Ogni volta che si verificano scontri tra manifestanti e forze dell’ordine, queste ultime diventano i lupi cattivi che danno la caccia agli agnelli senza peccato. La verità è molto diversa e la raccontano i numerosi agenti che, nonostante vengano mandati in piazza con tutte le protezioni del caso, escono feriti dagli scontri. Ma come si è arrivati a questo odio incondizionato nei confronti delle forze dell’ordine? Non che in passato non ci siano state frange di violenti con viscerale disprezzo nei confronti delle divise, come dimostra la lunga serie di agenti caduti negli Anni di piombo. Ma qualcosa è cambiato di recente grazie ai nuovi e migliori strumenti di diffusione e di connessione, che rendono più capillare il tam-tam, non più su scala locale ma nazionale.

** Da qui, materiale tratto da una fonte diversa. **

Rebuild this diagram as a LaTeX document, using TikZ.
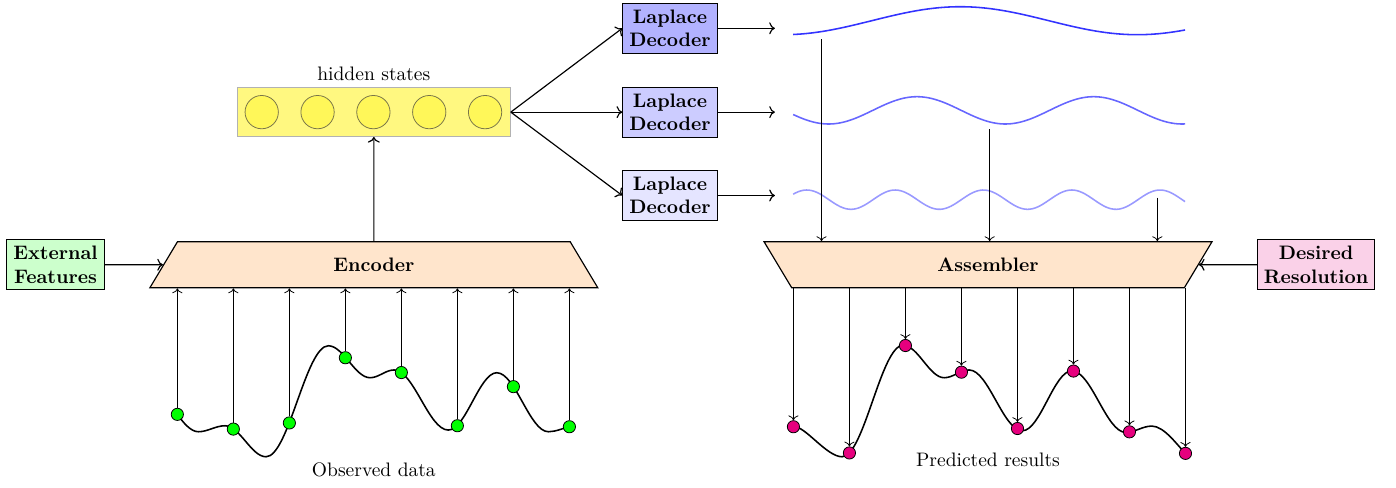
\documentclass[tikz,border=0pt]{standalone}
\usetikzlibrary{positioning,arrows.meta,shapes.geometric}
\usepackage{xcolor}
\definecolor{rubine}{RGB}{230,0,126}

\begin{document}
\begin{tikzpicture}[
  box/.style={draw,semithick,align=center,font=\bfseries},
  dec/.style={box,fill=blue!#1},
  trap/.style={trapezium,trapezium stretches body=true,trapezium angle=44,draw,semithick,fill=orange!20,minimum width=8.07cm,minimum height=0.83cm,font=\bfseries},
  hcirc/.style={circle,draw=yellow!40!black,fill=yellow!65,minimum size=0.6cm,inner sep=0pt},
  obsdot/.style={circle,draw,fill=green,inner sep=0pt,minimum size=0.22cm},
  preddot/.style={circle,draw,fill=rubine,inner sep=0pt,minimum size=0.22cm},
  ar/.style={->,semithick},
  tk/.style={->,thin},
  wavepl/.style={thick,domain=14.29:21.35,samples=150,smooth},
  datacurve/.style={thick}
]
\useasboundingbox (0,0) rectangle (25.15,-8.775);
\node[box,fill=green!20] (extf) at (1.00,-4.77) {External\\Features};
\node[trap] (enc) at (6.735,-4.77) {Encoder};
\node[draw=gray!60,fill=yellow!50,minimum width=4.92cm,minimum height=0.88cm] (hid) at (6.735,-2.02) {};
\node (hidlbl) [above=0pt of hid] {hidden states};
\foreach \i in {1,...,5} \node[hcirc] (h\i) at ({4.715+(\i-1)*1.006},-2.02) {};
\node[dec=30] (dec1) at (12.07,-0.51) {Laplace\\Decoder};
\node[dec=20] (dec2) at (12.07,-2.02) {Laplace\\Decoder};
\node[dec=10] (dec3) at (12.07,-3.522) {Laplace\\Decoder};
\coordinate (w1) at (13.96,-0.51);
\coordinate (w2) at (13.96,-2.02);
\coordinate (w3) at (13.96,-3.522);
\node[trap,shape border rotate=180] (asm) at (17.80,-4.77) {Assembler};
\node[box,fill=rubine!18] (res) at (23.71,-4.77) {Desired\\Resolution};
\draw[wavepl,blue!80] plot (\x,{-0.373+0.252*cos(360*(\x-17.30)/6.38)});
\draw[wavepl,blue!60] plot (\x,{-1.988+0.246*cos(360*(\x-16.52)/3.184)});
\draw[wavepl,blue!40] plot (\x,{-3.597+0.174*cos(360*(\x-14.535)/1.591)});
\coordinate (v1) at (14.80,-0.71);
\coordinate (v2) at (17.83,-2.33);
\coordinate (v3) at (20.85,-3.56);
\draw[datacurve] (3.195,-7.465) .. controls +(0.10,-0.14) and +(-0.14,0) .. (3.573,-7.778)
  .. controls +(0.173,0) and +(-0.173,0) .. (4.054,-7.670)
  .. controls +(0.266,0) and +(-0.266,0) .. (4.793,-8.229)
  .. controls +(0.404,0) and +(-0.404,0) .. (5.915,-6.229)
  .. controls +(0.271,0) and +(-0.271,0) .. (6.667,-6.805)
  .. controls +(0.156,0) and +(-0.156,0) .. (7.100,-6.665)
  .. controls +(0.352,0) and +(-0.352,0) .. (8.077,-7.748)
  .. controls +(0.314,0) and +(-0.314,0) .. (8.950,-6.715)
  .. controls +(0.334,0) and +(-0.334,0) .. (9.879,-7.778)
  .. controls +(0.14,0) and +(-0.10,-0.02) .. (10.258,-7.688);
\draw[datacurve] (14.294,-7.688) .. controls +(0.20,0.03) and +(-0.28,0) .. (15.170,-8.229)
  .. controls +(0.396,0) and +(-0.396,0) .. (16.270,-6.220)
  .. controls +(0.266,0) and +(-0.266,0) .. (17.010,-6.805)
  .. controls +(0.162,0) and +(-0.162,0) .. (17.460,-6.665)
  .. controls +(0.346,0) and +(-0.346,0) .. (18.420,-7.760)
  .. controls +(0.320,0) and +(-0.320,0) .. (19.310,-6.680)
  .. controls +(0.349,0) and +(-0.349,0) .. (20.280,-7.790)
  .. controls +(0.170,0) and +(-0.170,0) .. (20.751,-7.676)
  .. controls +(0.22,0) and +(-0.15,0.15) .. (21.357,-8.168);
\foreach \i/\x/\y in {1/3.195/-7.465,2/4.204/-7.730,3/5.213/-7.620,4/6.222/-6.445,5/7.231/-6.712,6/8.240/-7.670,7/9.249/-6.966,8/10.258/-7.688}
  \node[obsdot] (o\i) at (\x,\y) {};
\foreach \i/\x/\y in {1/14.294/-7.688,2/15.303/-8.160,3/16.312/-6.225,4/17.321/-6.705,5/18.330/-7.720,6/19.339/-6.685,7/20.348/-7.780,8/21.357/-8.168}
  \node[preddot] (p\i) at (\x,\y) {};
\node (obslbl) at (6.735,-8.47) {Observed data};
\node (predlbl) at (17.80,-8.29) {Predicted results};
\draw[ar] (extf) -- (enc);
\draw[ar] (enc) -- (hid);
\draw[ar] (hid.east) -- (dec1.west);
\draw[ar] (hid.east) -- (dec2.west);
\draw[ar] (hid.east) -- (dec3.west);
\draw[ar] (dec1) -- (w1);
\draw[ar] (dec2) -- (w2);
\draw[ar] (dec3) -- (w3);
\draw[ar] (res) -- (asm);
\foreach \i in {1,...,8} \draw[tk] (o\i) -- (o\i |- enc.south);
\foreach \i in {1,...,8} \draw[tk] (p\i |- asm.south) -- (p\i);
\foreach \i in {1,2,3} \draw[tk] (v\i) -- (v\i |- asm.north);
\end{tikzpicture}
\end{document}
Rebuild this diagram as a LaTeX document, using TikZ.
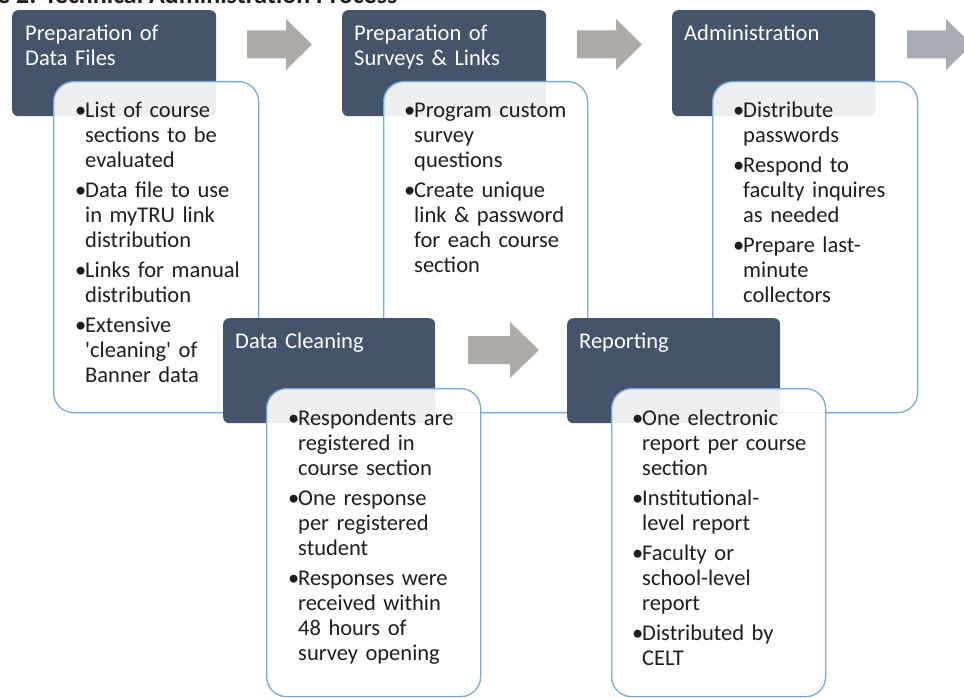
\documentclass[tikz,border=0pt]{standalone}
\usepackage{fontspec}
\setmainfont{Carlito}
\definecolor{darkc}{HTML}{44546A}
\definecolor{bluec}{HTML}{74AADF}
\definecolor{arrc}{HTML}{AEAAA7}
\definecolor{arrb}{HTML}{A9ADB3}
\definecolor{txtc}{HTML}{1E1E1E}
\newcommand{\bitem}[1]{\par\noindent\hangindent=10pt\hangafter=1\makebox[10pt][l]{\textbullet}\strut#1\par}
\tikzset{
  darkbox/.style={fill=darkc, rounded corners=6pt, draw=none, inner sep=0pt, anchor=north west},
  wbox/.style={fill=white, fill opacity=0.9, draw=bluec, line width=1.3pt, rounded corners=20pt, inner sep=0pt, anchor=north west},
  ttl/.style={text=white, font=\fontsize{22.5}{25}\selectfont, anchor=north west, inner sep=0pt, text width=190pt, execute at begin node={\raggedright\strut}},
  btxt/.style={text=txtc, font=\fontsize{22.5}{25}\selectfont, anchor=north west, inner sep=0pt, text width=190pt, execute at begin node={\setlength{\parskip}{5pt}\raggedright}},
  grarrow/.style={fill=arrc, draw=none}
}
\begin{document}
\begin{tikzpicture}[x=1pt,y=-1pt]
\useasboundingbox (0,0) rectangle (964,698);
\clip (0,0) rectangle (964,698);
% title (cut off at top)
\node[font=\bfseries\fontsize{26}{30}\selectfont, anchor=base west, inner sep=0pt, text=txtc] (title) at (-3,4) {e 2: Technical Administration Process};
% top row dark boxes
\node[darkbox, minimum width=204pt, minimum height=106pt] (d1) at (12,10) {};
\node[darkbox, minimum width=204pt, minimum height=106pt] (d2) at (342,10) {};
\node[darkbox, minimum width=203pt, minimum height=106pt] (d3) at (672,10) {};
\node[ttl] (t1) at (25,22.5) {Preparation of\newline Data Files};
\node[ttl] (t2) at (354,22.5) {Preparation of\newline Surveys \& Links};
\node[ttl] (t3) at (684,22.5) {Administration};
% top row white boxes
\node[wbox, minimum width=205pt, minimum height=331pt] (w1) at (53,81) {};
\node[wbox, minimum width=204pt, minimum height=331pt] (w2) at (383,81) {};
\node[wbox, minimum width=205pt, minimum height=331pt] (w3) at (712,81) {};
\node[btxt] (b1) at (75,87.5) {%
\bitem{List of course\newline sections to be\newline evaluated}
\bitem{Data file to use\newline in myTRU link\newline distribution}
\bitem{Links for manual\newline distribution}
\bitem{Extensive\newline \textquotesingle cleaning\textquotesingle\ of\newline Banner data}};
\node[btxt] (b2) at (404,87.5) {%
\bitem{Program custom\newline survey\newline questions}
\bitem{Create unique\newline link \& password\newline for each course\newline section}};
\node[btxt] (b3) at (733,87.5) {%
\bitem{Distribute\newline passwords}
\bitem{Respond to\newline faculty inquires\newline as needed}
\bitem{Prepare last-\newline minute\newline collectors}};
% arrows
\fill[grarrow] (247,30.5) -- (286,30.5) -- (286,19) -- (312,44.5) -- (286,70) -- (286,58.5) -- (247,58.5) -- cycle;
\fill[grarrow] (577,30.5) -- (616,30.5) -- (616,19) -- (642,44.5) -- (616,70) -- (616,58.5) -- (577,58.5) -- cycle;
\fill[grarrow, fill=arrb] (907,30.5) -- (946,30.5) -- (946,19) -- (972,44.5) -- (946,70) -- (946,58.5) -- (907,58.5) -- cycle;
\fill[grarrow] (468,336) -- (510,336) -- (510,322) -- (539,350) -- (510,378) -- (510,364) -- (468,364) -- cycle;
% bottom row dark boxes
\node[darkbox, minimum width=212pt, minimum height=105pt] (d4) at (223,318) {};
\node[darkbox, minimum width=213pt, minimum height=105pt] (d5) at (567,318) {};
\node[ttl] (t4) at (235,330.5) {Data Cleaning};
\node[ttl] (t5) at (579,330.5) {Reporting};
% bottom row white boxes
\node[wbox, minimum width=214pt, minimum height=308pt] (w4) at (266,388) {};
\node[wbox, minimum width=214pt, minimum height=308pt] (w5) at (611,388) {};
\node[btxt] (b4) at (288,395.5) {%
\bitem{Respondents are\newline registered in\newline course section}
\bitem{One response\newline per registered\newline student}
\bitem{Responses were\newline received within\newline 48 hours of\newline survey opening}};
\node[btxt] (b5) at (632,395.5) {%
\bitem{One electronic\newline report per course\newline section}
\bitem{Institutional-\newline level report}
\bitem{Faculty or\newline school-level\newline report}
\bitem{Distributed by\newline CELT}};
\end{tikzpicture}
\end{document}
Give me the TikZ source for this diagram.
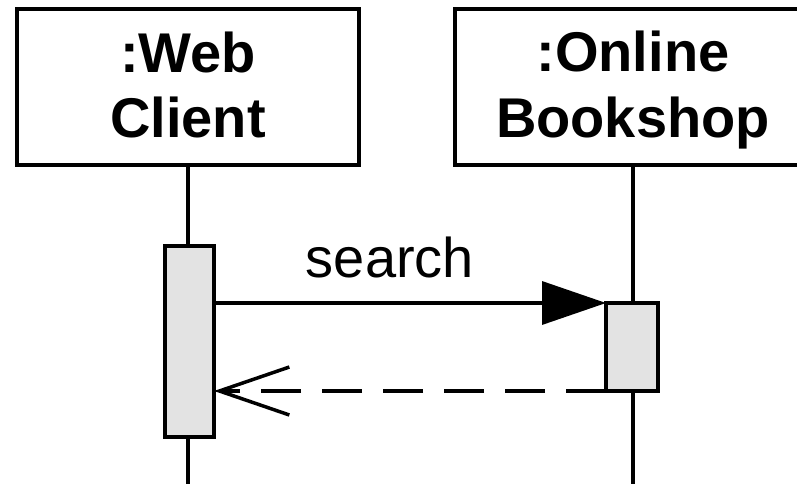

L’odio corre in rete e non è solo un modo di dire. Leggere che dai profili dei «Giovani di sinistra» le forze dell’ordine che sono intervenute a Pisa per proteggere gli obiettivi sensibili vengono definite come «una banda di squadristi in tenuta antisommossa» fa riflettere su quelli che sono i registri linguistici che vengono adoperati per alimentare l’avversione violenta.
C’è, poi, il sedicente «Osservatorio repressione», faro per i centri sociali e gli anarchici italiani, che invoca l’abolizione delle forze dell’ordine, cerca ragionamenti per «andare oltre la semplice critica della polizia per porvi finalmente fine». E si arriva dalle parti di «Potere al popolo», che crea una connessione tra le istituzioni e la polizia, lasciando intendere che sugli scontri di Pisa ci sia stata la mano lunga dei «piani alti» che ha ordinato quella che definiscono «repressione».
Ma c’è anche un altro elemento che non può sfuggire nel tam tam mediatico, come da esempio del messaggio condiviso da «No41Bis», in cui si sottolinea che «le forze di polizia hanno caricato violentemente la manifestazione studentesca: i giovani delle scuole». Ma, ovviamente, si omette la presenza dei soliti infiltrati ben più adulti degli adolescenti che gli stessi aizzano.
Il tam tam si muove a diversi livelli e «Potere al popolo» può essere considerato il «maestro» degli studenti comunisti di «Osa» e di «Cambiare rotta», che erano lì in prima fila a Pisa a spintonare gli agenti. Ma che sono presenti un po’ ovunque ci sia una manifestazione che, non per caso, finisce con degli scontri. Mentre la prima è una organizzazione politica adulta, le altre due sono formate da studenti (anche se fuori corso) universitari con infiltrazioni anche nei licei di tutta Italia. E come se fossero vasi comunicanti, i messaggi che vengono mandati sono sempre molto simili ma raggiungono un pubblico molto diverso. Nel caso di «Osa» e «Cambiare rotta» è composto soprattutto da giovanissimi, come quelli che si stanno organizzando per occupare un liceo per due giorni, perché «un punto molto importante e più attuale di tutti è lo stop ai manganelli dopo Pisa e Firenze. Su quello possiamo fare moltissima leva e giustifica l’occupazione anche ai più ciechi».
I collettivi rossi liceali, nel tam-tam dell’odio, svolgono un ruolo fondamentale per fomentare gli animi degli adolescenti, maggiormente influenzabili e con un pensiero ancora in formazione. «Contro Stato e Polizia. Stop repressione», scrive il «Collettivo politico Manzoni», organizzazione con stampo di estrema sinistra dell’omonimo liceo di Milano, composto per lo più da minorenni. Le immagini della carica di polizia stanno facendo il giro delle chat e dei gruppi studenteschi, scatenando nei ragazzini quella rabbia utile ai «burattinai», ai «professionisti del disordine» che continuano ad accendere fuochi per fini eversivi.